As of May, U.S. occupancy landed at 95.5%, after steadily climbing for five months straight, according to data from RealPage Market Analytics. Apartment occupancy increased 30 basis points (bps) in May and has climbed a total of 90 bps since the end of 2025. This followed a steady decline throughout the back half of 2025.
Even with five months of growth, however, the most recent showing remained 20 bps below the rate from May 2025, when U.S. occupancy was at its peak.
Effective asking rents have also increased for five consecutive months in 2026, though the increases have been relatively mild. U.S. prices were up 0.6% in May, marking five monthly increases between 0.2% and 0.6%. That sustained period of growth, however, couldn’t wipe out previous declines, leaving May rents 0.2% below year-earlier prices.
Annual Rent Cuts Continue in Only One U.S. Region
All four U.S. regions saw rents climb in May. In fact, monthly growth allowed the West region to pull itself out of annual rent cuts, leaving the South as the only region nationwide to continue to see annual price declines. The South is also the only U.S. region with apartment occupancy below 95%. In every other region, occupancy was at roughly 96% or above in May.
Annual rent cuts were most pronounced in Sun Belt markets, where elevated supply volumes continue to outpace demand.
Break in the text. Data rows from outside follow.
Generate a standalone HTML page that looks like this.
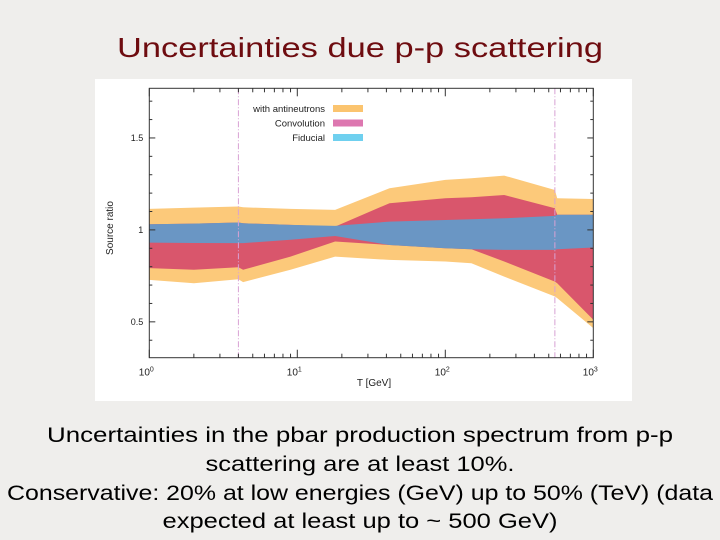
<!DOCTYPE html>
<html><head><meta charset="utf-8"><style>
html,body{margin:0;padding:0;background:#efeeec;}
svg{display:block;font-family:"Liberation Sans",sans-serif;}
</style></head><body>
<svg id="page" width="720" height="540" viewBox="0 0 720 540">
<rect x="0" y="0" width="720" height="540" fill="#efeeec"/>
<text x="360" y="57" text-anchor="middle" font-size="28" fill="#6e0c10" textLength="486" lengthAdjust="spacingAndGlyphs">Uncertainties due p-p scattering</text>
<rect x="95" y="79" width="537" height="322" fill="#ffffff"/>
<g id="chart"></g>
<g font-size="21" fill="#000" text-anchor="middle">
<text x="360" y="442" textLength="626" lengthAdjust="spacingAndGlyphs">Uncertainties in the pbar production spectrum from p-p</text>
<text x="360" y="471" textLength="309" lengthAdjust="spacingAndGlyphs">scattering are at least 10%.</text>
<text x="360" y="500" textLength="706" lengthAdjust="spacingAndGlyphs">Conservative: 20% at low energies (GeV) up to 50% (TeV) (data</text>
<text x="360" y="528" textLength="395" lengthAdjust="spacingAndGlyphs">expected at least up to ~ 500 GeV)</text>
</g>
</svg>
<script>
const energies = [1, 2, 4, 4.3, 9, 18, 42, 100, 150, 250, 550, 570, 1000];
const antineutronUpper = [1.114,1.121,1.127,1.123,1.114,1.109,1.226,1.272,1.281,1.295,1.217,1.172,1.168];
const antineutronLower = [0.728,0.71,0.732,0.716,0.783,0.855,0.837,0.828,0.819,0.746,0.638,0.629,0.466];
const convolutionUpper = [1.031,1.034,1.04,1.036,1.027,1.018,1.145,1.172,1.178,1.19,1.118,1.082,1.082];
const convolutionLower = [0.792,0.783,0.797,0.783,0.855,0.937,0.918,0.9,0.895,0.828,0.719,0.71,0.511];
const fiducialUpper = [1.031,1.034,1.04,1.036,1.027,1.022,1.045,1.054,1.058,1.063,1.076,1.082,1.082];
const fiducialLower = [0.931,0.929,0.928,0.928,0.946,0.967,0.918,0.9,0.895,0.891,0.891,0.895,0.904];
const yTickLabels = [0.5, 1, 1.5];
const xDecades = [0, 1, 2, 3];
const markerEnergies = [4, 550];

const NS = "http://www.w3.org/2000/svg";
const L = 149.3, R = 593.3, T = 88.3, B = 357.7;
const yMin = 0.305, yMax = 1.77;
function xs(e){ return L + (Math.log10(e) - 0) / 3 * (R - L); }
function ys(v){ return B - (v - yMin) / (yMax - yMin) * (B - T); }
const g = document.getElementById('chart');
function mk(tag, attrs, parent){ const el = document.createElementNS(NS, tag); for (const k in attrs) el.setAttribute(k, attrs[k]); (parent||g).appendChild(el); return el; }

function band(upper, lower, color, name){
  let d = '';
  energies.forEach((e,i)=>{ d += (i?'L':'M') + xs(e).toFixed(1) + ',' + ys(upper[i]).toFixed(1); });
  for (let i = energies.length-1; i >= 0; i--) d += 'L' + xs(energies[i]).toFixed(1) + ',' + ys(lower[i]).toFixed(1);
  const p = mk('path', {d: d + 'Z', fill: color});
  
  
}
band(antineutronUpper, antineutronLower, '#fcc97a', 'band-with-antineutrons');
band(convolutionUpper, convolutionLower, '#d9566c', 'band-convolution');
band(fiducialUpper, fiducialLower, '#6a96c4', 'band-fiducial');

markerEnergies.forEach(e=>{
  const l = mk('line', {x1: xs(e), x2: xs(e), y1: T, y2: B, stroke: '#d8a2d4', 'stroke-width': 1, 'stroke-dasharray': '6,2,1,2'});
  
  
});

const fr = mk('rect', {x: L, y: T, width: R-L, height: B-T, fill: 'none', stroke: '#333', 'stroke-width': 1});



for (let v = 0.4; v <= 1.75; v += 0.1) {
  const vv = Math.round(v*10)/10;
  const major = Math.abs(vv*2 - Math.round(vv*2)) < 1e-6;
  const len = major ? 6 : 3;
  const t1 = mk('line', {x1: L, x2: L+len, y1: ys(vv), y2: ys(vv), stroke: '#333'});
  
  
  const t2 = mk('line', {x1: R, x2: R-len, y1: ys(vv), y2: ys(vv), stroke: '#333'});
  
  
}
yTickLabels.forEach(v=>{
  const t = mk('text', {x: L-6, y: ys(v)+3, 'text-anchor': 'end', 'font-size': 9, fill: '#222'});
  t.textContent = String(v);
  
  
});
xDecades.forEach(dc=>{
  if (dc < 3) for (let m = 2; m <= 9; m++) {
    const x = xs(m*Math.pow(10,dc));
    const a = mk('line', {x1: x, x2: x, y1: B, y2: B-4, stroke: '#333'});
    
    
    const b = mk('line', {x1: x, x2: x, y1: T, y2: T+4, stroke: '#333'});
    
    
  }
  const x = xs(Math.pow(10,dc));
  const a = mk('line', {x1: x, x2: x, y1: B, y2: B-8, stroke: '#333'});
  
  
  const b = mk('line', {x1: x, x2: x, y1: T, y2: T+8, stroke: '#333'});
  
  
  const t = mk('text', {x: x-3, y: B+18, 'text-anchor': 'middle', 'font-size': 10, fill: '#222'});
  
  
  t.textContent = '10';
  const s = mk('tspan', {dy: -4, 'font-size': 7}, t);
  s.textContent = String(dc);
});
const xt = mk('text', {x: 374, y: 386, 'text-anchor': 'middle', 'font-size': 10, fill: '#222'});
xt.textContent = 'T [GeV]';


const yt = mk('text', {x: 113, y: 228, 'text-anchor': 'middle', 'font-size': 10, fill: '#222', transform: 'rotate(-90 113 228)'});
yt.textContent = 'Source ratio';



const legendLabels = ['with antineutrons', 'Convolution', 'Fiducial'];
const legendColors = ['#fbc46f', '#dd77b0', '#6fd0ef'];
legendLabels.forEach((lab,i)=>{
  const y = 109 + i*14.5;
  const t = mk('text', {x: 325, y: y+3, 'text-anchor': 'end', 'font-size': 9.5, fill: '#222'});
  t.textContent = lab;
  
  
  const r = mk('rect', {x: 333, y: y-4, width: 30, height: 7, fill: legendColors[i]});
  
  
});
</script>
</body></html>
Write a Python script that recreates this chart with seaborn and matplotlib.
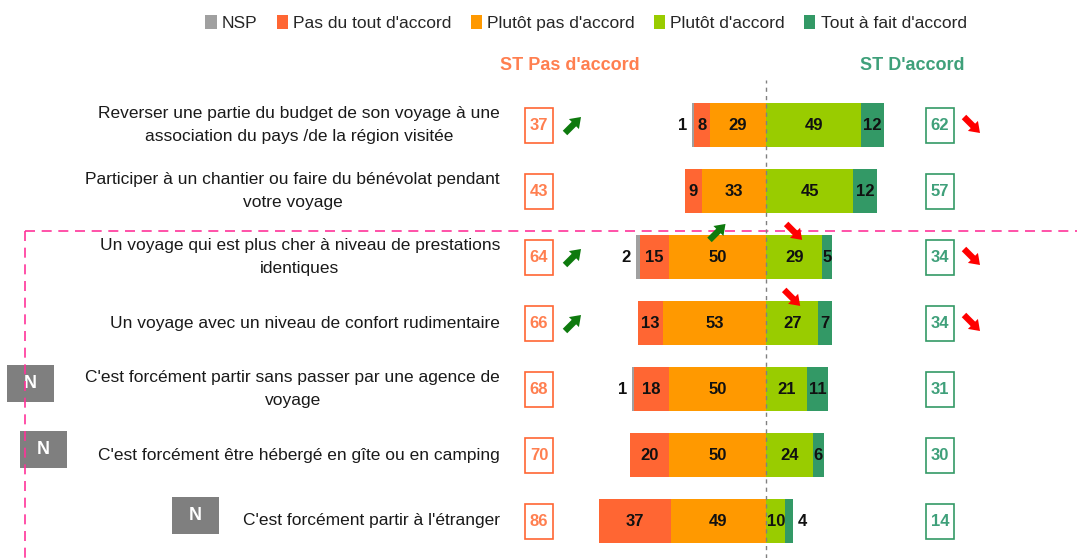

San Antonio posted the steepest decline (-6%) among the nation’s 50 largest apartment markets, unseating neighboring Austin (-4.9%). In fact, Austin was bumped down to the nation’s third-worst performance, following Denver (-5.6%). This is the first time Austin rent cuts have eased to less than 5% since July 2023.
Phoenix and Charlotte also remained under notable rent pressure, with rents falling 4.1% and 3.4%, respectively, in the year-ending May, amid some of the fastest inventory growth rates nationally.
In tourism-driven economies like Tampa (-4.6%) and Las Vegas (-2.9%), rent softness was compounded as consumers pull back on discretionary travel, a slowdown tied to deteriorating economic confidence across the U.S.
Rent Growth Continues in Tech Hubs
Tech-oriented coastal markets continue to lead the nation’s rent growth rankings, supported by comparatively limited new supply and resilient high-wage employment expansion related to the rise in artificial intelligence.
San Francisco posted the nation’s strongest annual rent growth at 10.6% in the year-ending May. That was nearly twice the increase in the second strongest performer: San Jose (6.2%).
New York fell out of its typical place among the nation’s top five rent growth performers in May, with annual price growth of 3%. As rent growth moderates in New York and strengthens in some smaller markets, New York has slowly descended the rankings of late.
Several supply-constrained Midwest markets also posted steady rent gains in the past year. Milwaukee recorded 3.5% rent growth, while Chicago saw a 3.1% increase. More modest gains around the 2% mark were seen in St. Louis, Minneapolis, Detroit and Kansas City.